Italia
Gli slip del vigile costano al comune di Sanremo 266mila euro
Dopo otto anni di battaglie legali, il Comune di Sanremo dovrà risarcire il vigile Muraglia per il licenziamento ingiusto. La Cassazione conferma il reintegro e il risarcimento, ma il duello potrebbe non essere finito.
Immaginatevi di timbrare il cartellino al lavoro in mutande. Sì, proprio così. È quello che è successo ad Alberto Muraglia, il “vigile in mutande” di Sanremo, che è diventato famoso per essere stato ripreso dalle telecamere di sorveglianza mentre, in slip, timbrava l’entrata al lavoro. Quello che sembra un episodio da barzelletta ha portato a una lunga odissea giudiziaria che si è conclusa con il Comune di Sanremo che dovrà sborsare circa 227mila euro di risarcimento.

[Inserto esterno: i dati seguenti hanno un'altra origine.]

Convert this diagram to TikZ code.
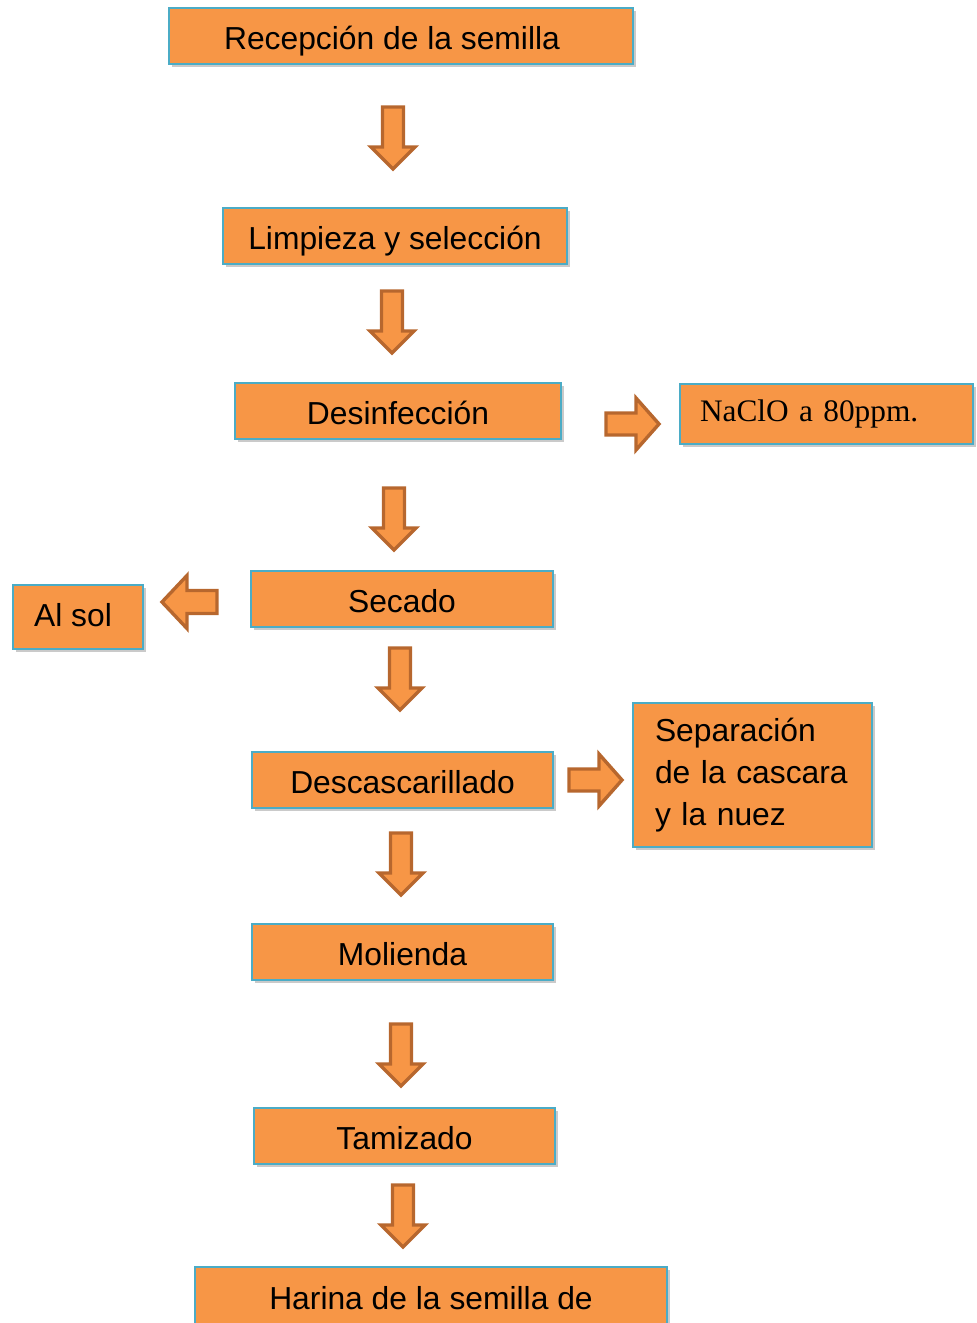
\documentclass[tikz,border=0pt]{standalone}
\usepackage{fontspec}
\setmainfont{Liberation Sans}
\newfontfamily\serifnac{Liberation Serif}
\usetikzlibrary{shadows}
\definecolor{boxfill}{HTML}{F79646}
\definecolor{boxborder}{HTML}{4BACC6}
\definecolor{arrfill}{HTML}{F79646}
\definecolor{arrborder}{HTML}{B7672E}
\tikzset{
  flowbox/.style={draw=boxborder, fill=boxfill, line width=1.5pt, inner sep=0pt,
    drop shadow={shadow xshift=2.5pt, shadow yshift=-2.5pt, opacity=0.35, fill=black!60},
    font=\fontsize{31.8}{42}\selectfont},
  oneline/.style={text height=30pt, text depth=4pt},
  arrstyle/.style={draw=arrborder, fill=arrfill, line width=3.4pt, line join=miter},
  darr/.pic={\path[arrstyle] (-10.5,0) -- (-10.5,40) -- (-22,40) -- (0,62) -- (22,40) -- (10.5,40) -- (10.5,0) -- cycle;},
  rarr/.pic={\path[arrstyle] (0,-11) -- (30,-11) -- (30,-26) -- (53,0) -- (30,26) -- (30,11) -- (0,11) -- cycle;},
  larr/.pic={\path[arrstyle] (0,-11.5) -- (-30,-11.5) -- (-30,-26.5) -- (-55,0) -- (-30,26.5) -- (-30,11.5) -- (0,11.5) -- cycle;}
}
\begin{document}
\begin{tikzpicture}[x=1pt,y=-1pt]
\useasboundingbox (0,0) rectangle (977,1323);
\node[flowbox, oneline, minimum width=464, minimum height=56] (rec) at (401,36) {\hspace*{-18pt}Recepción de la semilla};
\node[flowbox, oneline, minimum width=344, minimum height=56] (lim) at (395,236) {Limpieza y selección};
\node[flowbox, oneline, minimum width=326, minimum height=56] (des) at (398,411) {Desinfección};
\node[flowbox, minimum width=293, minimum height=60, text width=253, inner xsep=20pt, align=left, font=\serifnac\fontsize{31.3}{42}\selectfont] (nac) at (826.5,414) {NaClO a 80ppm.};
\node[flowbox, oneline, minimum width=302, minimum height=56] (sec) at (402,599) {Secado};
\node[flowbox, text height=22pt, text depth=4pt, minimum width=130, minimum height=64] (sol) at (78,617) {\hspace*{-10pt}Al sol};
\node[flowbox, oneline, minimum width=301, minimum height=56] (dsc) at (402.5,780) {Descascarillado};
\node[flowbox, minimum width=239, minimum height=144, text width=195, inner xsep=22pt, align=left] (sep) at (752.5,775) {Separación\\de la cascara\\y la nuez};
\node[flowbox, oneline, minimum width=301, minimum height=56] (mol) at (402.5,952) {Molienda};
\node[flowbox, oneline, minimum width=301, minimum height=56] (tam) at (404.5,1136) {Tamizado};
\node[flowbox, oneline, minimum width=472, minimum height=58] (har) at (431,1296) {Harina de la semilla de};
\pic at (393,107) {darr};
\pic at (392,291) {darr};
\pic at (394,488) {darr};
\pic at (400,648) {darr};
\pic at (401,833) {darr};
\pic at (401,1024) {darr};
\pic at (403,1185) {darr};
\pic at (606,424) {rarr};
\pic at (569,780) {rarr};
\pic at (217,602) {larr};
\end{tikzpicture}
\end{document}
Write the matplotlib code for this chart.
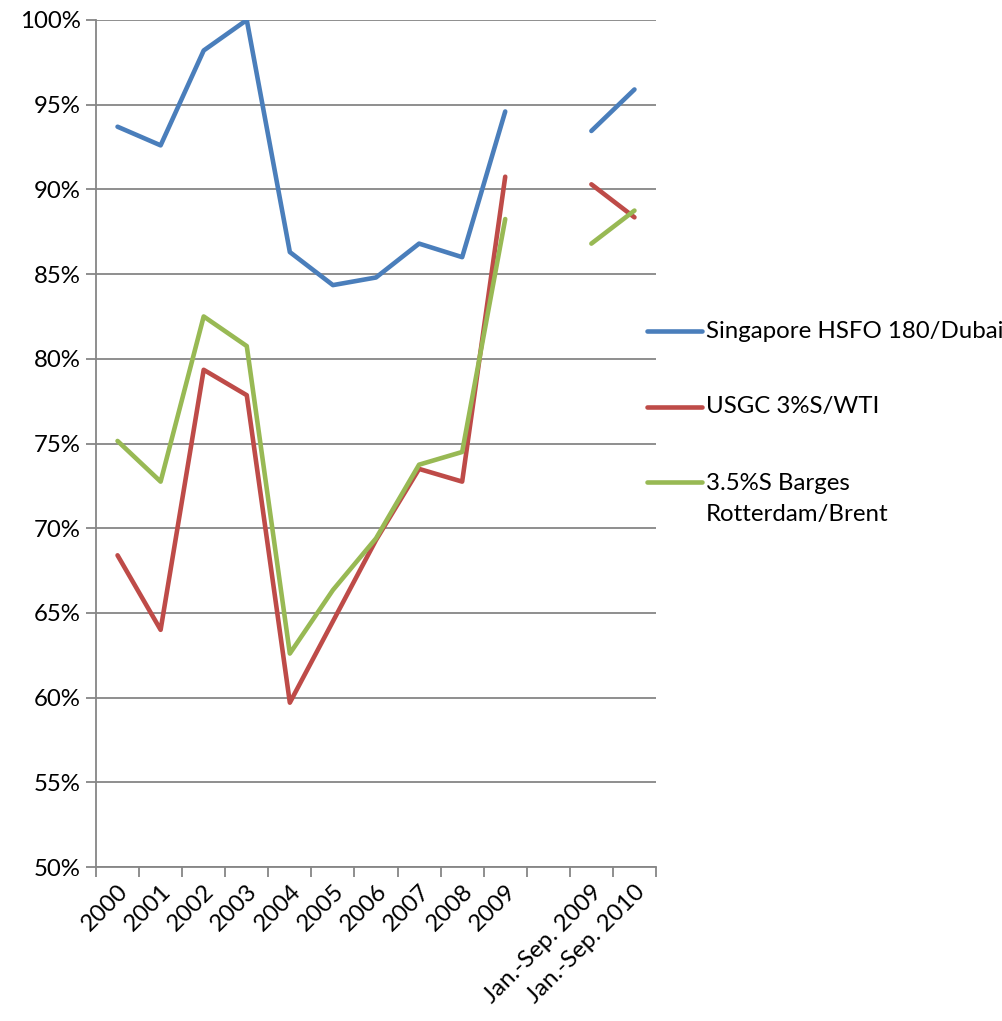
import numpy as np
import matplotlib
matplotlib.use("Agg")
import matplotlib.pyplot as plt
from matplotlib.lines import Line2D
from matplotlib.ticker import FuncFormatter

plt.rcParams['font.family'] = ['Lato', 'DejaVu Sans']

categories = ['2000', '2001', '2002', '2003', '2004', '2005', '2006', '2007',
              '2008', '2009', '', 'Jan.-Sep. 2009', 'Jan.-Sep. 2010']

singapore = [93.7, 92.6, 98.2, 100.0, 86.3, 84.35, 84.8, 86.8, 86.0, 94.6,
             None, 93.45, 95.9]
usgc = [68.4, 64.0, 79.35, 77.85, 59.7, 64.5, 69.3, 73.5, 72.75, 90.75,
        None, 90.3, 88.35]
barges = [75.15, 72.75, 82.5, 80.75, 62.6, 66.35, 69.4, 73.75, 74.5, 88.25,
          None, 86.8, 88.75]

labels = ['Singapore HSFO 180/Dubai', 'USGC 3%S/WTI',
          '3.5%S Barges\nRotterdam/Brent']
colors = ['#4A7EBB', '#BE4B48', '#98B954']
FS = 17.3


def to_arr(vals):
    return np.array([np.nan if v is None else v for v in vals], dtype=float)


fig = plt.figure(figsize=(10.03, 10.21), dpi=100)
ax = fig.add_axes([96 / 1003, 1 - 867 / 1021, 560 / 1003, 847 / 1021])

x = np.arange(len(categories))
for series, color in zip([singapore, usgc, barges], colors):
    ax.plot(x, to_arr(series), color=color, linewidth=3.3,
            solid_capstyle='round', solid_joinstyle='round', zorder=3)

ax.set_xlim(-0.5, len(categories) - 0.5)
ax.set_ylim(50, 100)
ax.set_yticks(np.arange(50, 101, 5))
ax.yaxis.set_major_formatter(FuncFormatter(lambda v, p: f'{v:.0f}%'))
ax.grid(axis='y', color='#868686', linewidth=1.3, zorder=1)

ax.set_xticks(x)
ax.set_xticklabels(categories, rotation=45, ha='right', rotation_mode='anchor')
ax.set_xticks(np.arange(-0.5, len(categories)), minor=True)
ax.tick_params(axis='x', which='major', length=0, pad=10, labelsize=FS,
               colors='black')
ax.tick_params(axis='x', which='minor', length=7, width=1.3, color='#868686')
ax.tick_params(axis='y', length=7, width=1.3, color='#868686', pad=4,
               labelsize=FS)

for side in ['top', 'right']:
    ax.spines[side].set_visible(False)
for side in ['left', 'bottom']:
    ax.spines[side].set_color('#868686')
    ax.spines[side].set_linewidth(1.3)

# legend drawn at the right, handle level with the first text line
leg_y = [331, 407, 482]
for lab, color, yy in zip(labels, colors, leg_y):
    fy = 1 - yy / 1021
    fig.add_artist(Line2D([647 / 1003, 702 / 1003], [fy, fy], color=color,
                          linewidth=3.3, solid_capstyle='round'))
    if '\n' in lab:
        fig.text(706 / 1003, fy + 9 / 1021, lab, fontsize=FS, va='top',
                 linespacing=1.6)
    else:
        fig.text(706 / 1003, fy, lab, fontsize=FS, va='center')

fig.savefig('out.png', dpi=100)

La fine dell’epopea giudiziaria
La storia di Muraglia è diventata il simbolo dell’indagine sui “furbetti del cartellino” del 2015. Dopo essere stato licenziato e reintegrato dalla sezione lavoro della Corte d’Appello di Genova, e poi assolto in sede penale, l’ex vigile ha finalmente visto chiudersi il suo caso con la conferma della Cassazione. Nonostante la sentenza definitiva, il Comune di Sanremo potrebbe continuare a opporsi sul nodo del risarcimento.

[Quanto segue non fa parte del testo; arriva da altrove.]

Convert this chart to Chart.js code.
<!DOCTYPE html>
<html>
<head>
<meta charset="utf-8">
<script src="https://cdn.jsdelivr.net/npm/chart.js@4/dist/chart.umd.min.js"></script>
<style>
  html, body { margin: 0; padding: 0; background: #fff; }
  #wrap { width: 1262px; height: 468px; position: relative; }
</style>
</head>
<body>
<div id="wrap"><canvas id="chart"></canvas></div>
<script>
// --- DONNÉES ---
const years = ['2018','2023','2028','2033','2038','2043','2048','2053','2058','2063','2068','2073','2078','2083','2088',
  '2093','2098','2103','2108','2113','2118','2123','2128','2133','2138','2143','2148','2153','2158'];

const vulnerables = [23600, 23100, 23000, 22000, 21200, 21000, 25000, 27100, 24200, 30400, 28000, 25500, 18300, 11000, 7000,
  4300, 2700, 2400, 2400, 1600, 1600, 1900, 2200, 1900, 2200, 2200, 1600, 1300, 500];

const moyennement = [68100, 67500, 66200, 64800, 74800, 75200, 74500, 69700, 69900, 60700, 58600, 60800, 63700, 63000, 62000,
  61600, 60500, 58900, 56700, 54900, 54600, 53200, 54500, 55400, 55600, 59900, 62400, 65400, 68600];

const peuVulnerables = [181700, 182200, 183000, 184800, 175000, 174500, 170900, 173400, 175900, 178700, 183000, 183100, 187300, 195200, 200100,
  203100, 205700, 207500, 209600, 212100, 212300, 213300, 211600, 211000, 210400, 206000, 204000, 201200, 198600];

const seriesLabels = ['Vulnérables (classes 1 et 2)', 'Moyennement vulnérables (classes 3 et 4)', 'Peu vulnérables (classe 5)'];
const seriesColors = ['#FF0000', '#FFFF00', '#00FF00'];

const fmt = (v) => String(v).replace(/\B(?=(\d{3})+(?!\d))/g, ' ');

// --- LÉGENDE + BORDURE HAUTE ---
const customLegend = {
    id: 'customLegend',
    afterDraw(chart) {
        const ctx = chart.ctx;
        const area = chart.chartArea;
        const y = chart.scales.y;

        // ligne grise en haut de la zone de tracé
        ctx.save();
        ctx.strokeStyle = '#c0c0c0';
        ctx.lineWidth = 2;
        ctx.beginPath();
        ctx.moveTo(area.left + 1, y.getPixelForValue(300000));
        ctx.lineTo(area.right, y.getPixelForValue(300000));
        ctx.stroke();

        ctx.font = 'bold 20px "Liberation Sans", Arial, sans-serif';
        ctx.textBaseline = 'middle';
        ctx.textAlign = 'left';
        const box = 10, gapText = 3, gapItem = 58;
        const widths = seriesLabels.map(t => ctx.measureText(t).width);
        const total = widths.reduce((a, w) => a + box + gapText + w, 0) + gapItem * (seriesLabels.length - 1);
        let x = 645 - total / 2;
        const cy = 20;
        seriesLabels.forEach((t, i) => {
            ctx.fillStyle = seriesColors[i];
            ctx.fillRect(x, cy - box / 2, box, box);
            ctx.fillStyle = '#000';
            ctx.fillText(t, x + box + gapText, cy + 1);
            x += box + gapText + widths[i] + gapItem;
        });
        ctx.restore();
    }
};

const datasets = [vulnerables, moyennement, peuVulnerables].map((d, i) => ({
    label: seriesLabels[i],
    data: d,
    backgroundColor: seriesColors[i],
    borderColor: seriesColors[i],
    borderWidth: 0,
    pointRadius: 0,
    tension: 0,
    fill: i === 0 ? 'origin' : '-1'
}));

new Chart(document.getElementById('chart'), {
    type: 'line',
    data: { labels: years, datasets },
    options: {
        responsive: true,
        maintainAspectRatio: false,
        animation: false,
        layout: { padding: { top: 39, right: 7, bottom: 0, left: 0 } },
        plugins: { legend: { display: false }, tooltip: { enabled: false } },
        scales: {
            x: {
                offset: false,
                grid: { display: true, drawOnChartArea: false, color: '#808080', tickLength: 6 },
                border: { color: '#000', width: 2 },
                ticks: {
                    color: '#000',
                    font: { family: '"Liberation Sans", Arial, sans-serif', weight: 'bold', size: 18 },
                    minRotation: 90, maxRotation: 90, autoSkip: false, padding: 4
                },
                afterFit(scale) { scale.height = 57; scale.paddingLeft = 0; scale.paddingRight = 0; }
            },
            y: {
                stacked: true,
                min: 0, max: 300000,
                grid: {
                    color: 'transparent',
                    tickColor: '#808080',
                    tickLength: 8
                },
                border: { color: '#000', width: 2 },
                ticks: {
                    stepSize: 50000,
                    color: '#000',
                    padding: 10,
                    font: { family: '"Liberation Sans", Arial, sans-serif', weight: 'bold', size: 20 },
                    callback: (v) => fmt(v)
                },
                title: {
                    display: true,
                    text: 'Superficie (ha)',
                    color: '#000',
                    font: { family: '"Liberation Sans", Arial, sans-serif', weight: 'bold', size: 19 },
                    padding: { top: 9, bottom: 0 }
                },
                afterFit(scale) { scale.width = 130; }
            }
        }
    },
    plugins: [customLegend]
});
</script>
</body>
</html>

Le dichiarazioni di Muraglia
“Sono contento che sia arrivata la parola fine a questa vicenda”, ha detto Muraglia, “anche se nessuno mi ridarà gli otto anni persi tra battaglie in tribunale, sofferenze psicologiche e pressioni mediatiche”. L’ex vigile ha rinunciato a tornare a lavorare in divisa, scegliendo di dedicarsi alla sua nuova attività di manutentore.
Il paradosso dei soldi pubblici
Muraglia ha espresso il suo disappunto per il continuo spreco di risorse pubbliche: “Io sono stato accusato ingiustamente di aver rubato soldi al Comune senza lavorare, quando lo stesso Comune continua a spendere soldi pubblici per fare ricorsi assurdi”. Il solo ricorso del Comune è costato 18mila euro, una cifra che si aggiunge alle spese legali e al risarcimento imposto dall’ultimo verdetto.
Le motivazioni della sentenza
Nelle motivazioni dell’assoluzione in ambito penale, si legge che “timbrare in abiti succinti è irrilevante quando non accompagnato dalla prova dell’assenza effettiva dal servizio”. Muraglia ha sempre spiegato che timbrava in mutande perché lavorava in un ufficio distaccato dove aveva anche l’alloggio. Nonostante le riprese, nessuna prova ha dimostrato che non svolgesse il suo lavoro regolarmente.
La questione del risarcimento
La battaglia potrebbe continuare sul fronte del risarcimento. Muraglia lamenta che gli spettano ancora circa 60mila euro tra trattenute non motivate, giorni di ferie non riconosciuti e rivalutazione degli stipendi. “E se non mi verranno riconosciuti, chiederò con un decreto ingiuntivo di farmeli corrispondere”, ha concluso l’ex vigile.
La saga del “vigile in mutande” si avvia verso la conclusione, ma lascia dietro di sé una serie di questioni irrisolte e di sprechi di denaro pubblico che fanno riflettere.